Il y a un doux mélange de folie et de réalisme puisqu’on a une femme broyée par sa carrière et qui retrouve le plein épanouissement de son âme en chantant dans sa cuisine devant un public imaginaire. On est aussi ancré dans la réalité, puisque la pièce traite aussi d’une expulsion.
Diriez-vous qu’un certain pessimisme s’en dégage ?

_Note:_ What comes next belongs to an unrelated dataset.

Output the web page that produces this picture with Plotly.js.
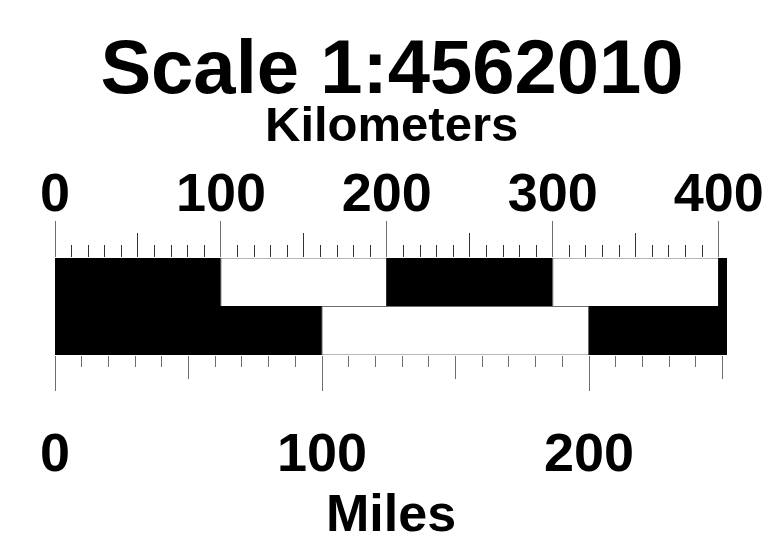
<!DOCTYPE html>
<html>
<head>
<meta charset="utf-8">
<script src="https://cdn.plot.ly/plotly-3.0.1.min.js"></script>
<style>html,body{margin:0;padding:0;background:#fff;}#chart{width:784px;height:540px;}</style>
</head>
<body>
<div id="chart"></div>
<script>
// ---- data ----
const titleText = 'Scale 1:4562010';
const kmLabel = 'Kilometers';
const mileLabel = 'Miles';
const kmMax = 405;
const kmPerMile = 1.609344;
const kmTicks = [0, 100, 200, 300, 400];
const kmMidTicks = [50, 150, 250, 350];
const kmMinorStep = 10;
const mileTicks = [0, 100, 200];
const mileMidTicks = [50, 150, 250];
const mileMinorStep = 10;
const kmSegStart = [0, 100, 200, 300, 400];
const kmSegLen = [100, 100, 100, 100, 5];
const kmSegFill = ['black', 'white', 'black', 'white', 'black'];
const mileSegStart = [0, 100, 200];
const mileSegLen = [100, 100, kmMax / kmPerMile - 200];
const mileSegFill = ['black', 'white', 'black'];

const FONT = 'Liberation Sans, Arial, sans-serif';
const grey = '#6e6e6e';
const edge = c => c === 'white' ? grey : 'black';

const traces = [
  {
    type: 'bar', orientation: 'h', xaxis: 'x', yaxis: 'y',
    y: kmSegStart.map(() => 1.5), x: kmSegLen, base: kmSegStart, width: 1,
    marker: {color: kmSegFill, line: {color: kmSegFill.map(edge), width: 1}},
    hoverinfo: 'skip', showlegend: false
  },
  {
    type: 'bar', orientation: 'h', xaxis: 'x2', yaxis: 'y',
    y: mileSegStart.map(() => 0.5), x: mileSegLen, base: mileSegStart, width: 1,
    marker: {color: mileSegFill, line: {color: mileSegFill.map(edge), width: 1}},
    hoverinfo: 'skip', showlegend: false
  },
  // empty traces so the mid-tick axes get drawn
  {type: 'scatter', mode: 'markers', x: [], y: [], xaxis: 'x3', yaxis: 'y', hoverinfo: 'skip', showlegend: false},
  {type: 'scatter', mode: 'markers', x: [], y: [], xaxis: 'x4', yaxis: 'y', hoverinfo: 'skip', showlegend: false}
];

const mileMax = kmMax / kmPerMile;
const tickFont = {family: FONT, size: 54, color: 'black', weight: 'bold'};

const layout = {
  width: 784, height: 540,
  margin: {l: 55, r: 57, t: 258, b: 185, pad: 0},
  paper_bgcolor: 'white', plot_bgcolor: 'white',
  barmode: 'overlay',
  title: {
    text: titleText, xref: 'container', x: 0.5, xanchor: 'center',
    yref: 'container', y: 1 - 66 / 540, yanchor: 'middle',
    font: {family: FONT, size: 76, color: 'black', weight: 'bold'}
  },
  xaxis: {
    range: [0, kmMax], side: 'top', anchor: 'y',
    tickmode: 'array', tickvals: kmTicks, ticktext: kmTicks.map(String),
    ticks: 'outside', ticklen: 36, tickwidth: 1, tickcolor: grey,
    tickfont: tickFont, ticklabelstandoff: -12,
    minor: {dtick: kmMinorStep, tick0: 0, ticks: 'outside', ticklen: 12, tickwidth: 1, tickcolor: '#333', showgrid: false},
    showgrid: false, zeroline: false, showline: false, fixedrange: true
  },
  xaxis3: {
    range: [0, kmMax], side: 'top', anchor: 'y', overlaying: 'x',
    tickmode: 'array', tickvals: kmMidTicks, showticklabels: false,
    ticks: 'outside', ticklen: 24, tickwidth: 1, tickcolor: '#333',
    showgrid: false, zeroline: false, showline: false, fixedrange: true
  },
  xaxis2: {
    range: [0, mileMax], side: 'bottom', anchor: 'y', overlaying: 'x',
    tickmode: 'array', tickvals: mileTicks, ticktext: mileTicks.map(String),
    ticks: 'outside', ticklen: 35, tickwidth: 1, tickcolor: grey,
    tickfont: tickFont, ticklabelstandoff: 15,
    minor: {dtick: mileMinorStep, tick0: 0, ticks: 'outside', ticklen: 11, tickwidth: 1, tickcolor: grey, showgrid: false},
    showgrid: false, zeroline: false, showline: false, fixedrange: true
  },
  xaxis4: {
    range: [0, mileMax], side: 'bottom', anchor: 'y', overlaying: 'x',
    tickmode: 'array', tickvals: mileMidTicks, showticklabels: false,
    ticks: 'outside', ticklen: 23, tickwidth: 1, tickcolor: grey,
    showgrid: false, zeroline: false, showline: false, fixedrange: true
  },
  yaxis: {
    range: [0, 2], visible: false, fixedrange: true
  },
  annotations: [
    {text: kmLabel, xref: 'paper', yref: 'paper', x: 0.5, y: (355 - 124) / 97, xanchor: 'center', yanchor: 'middle',
     showarrow: false, font: {family: FONT, size: 49, color: 'black', weight: 'bold'}},
    {text: mileLabel, xref: 'paper', yref: 'paper', x: 0.5, y: (355 - 513) / 97, xanchor: 'center', yanchor: 'middle',
     showarrow: false, font: {family: FONT, size: 52, color: 'black', weight: 'bold'}}
  ]
};

Plotly.newPlot('chart', traces, layout, {displayModeBar: false, staticPlot: true});
</script>
</body>
</html>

Non, il n’y a pas de pessimisme, j’essaie d’être lucide. J’ai l’impression qu’on participe tous à une ronde folle, qu’on est tous en train de courir de façon effrénée, et moi la première. Et quand les gens sont exclus de cette ronde, ils tombent sur le mur et s’écrabouillent par terre. J’avais envie d’écrire une pièce sur quelqu’un qui tombe au sol, et tout le monde continue à courir. Mais ce n’est pas pessimiste, car Pietra a un univers très gai. Elle s’amuse comme une folle !
Vous vous sentez des points communs avec elle ?
Bien sûr ! Je pourrais très bien vivre ça. Je pourrais être demain dans la précarité, me retrouver avec des dettes insensées et me raccrocher à mes souvenirs. J’ai été très heureuse dans ma vie et si je devais être malheureuse, forcément, je tomberais de très haut.
Mes amis me disent que Pietra, c’est moi. J’ai un ami psy qui a analysé la pièce et qui m’a dit que les deux personnages représentaient l’intérieur de moi : l’un est complètement fou et l’autre n’est pas marrant et ramène le premier constamment à la réalité.
Quel message avez-vous envie de faire passer par le biais de Pietra ?
Je crois qu’il faut simplement regarder les gens avec empathie et sans jugement. Aucun personnage de la pièce ne la juge. Tout le monde peut se reconnaître car tout le monde peut avoir un rêve d’enfant qui s’est brisé. C’est très dur de devoir renoncer. Et on est finalement très peu dans la population à vivre nos rêves d’enfants. Quand on a ce privilège, c’est indécent de juger les autres. C’est ça que j’avais envie de dire aussi.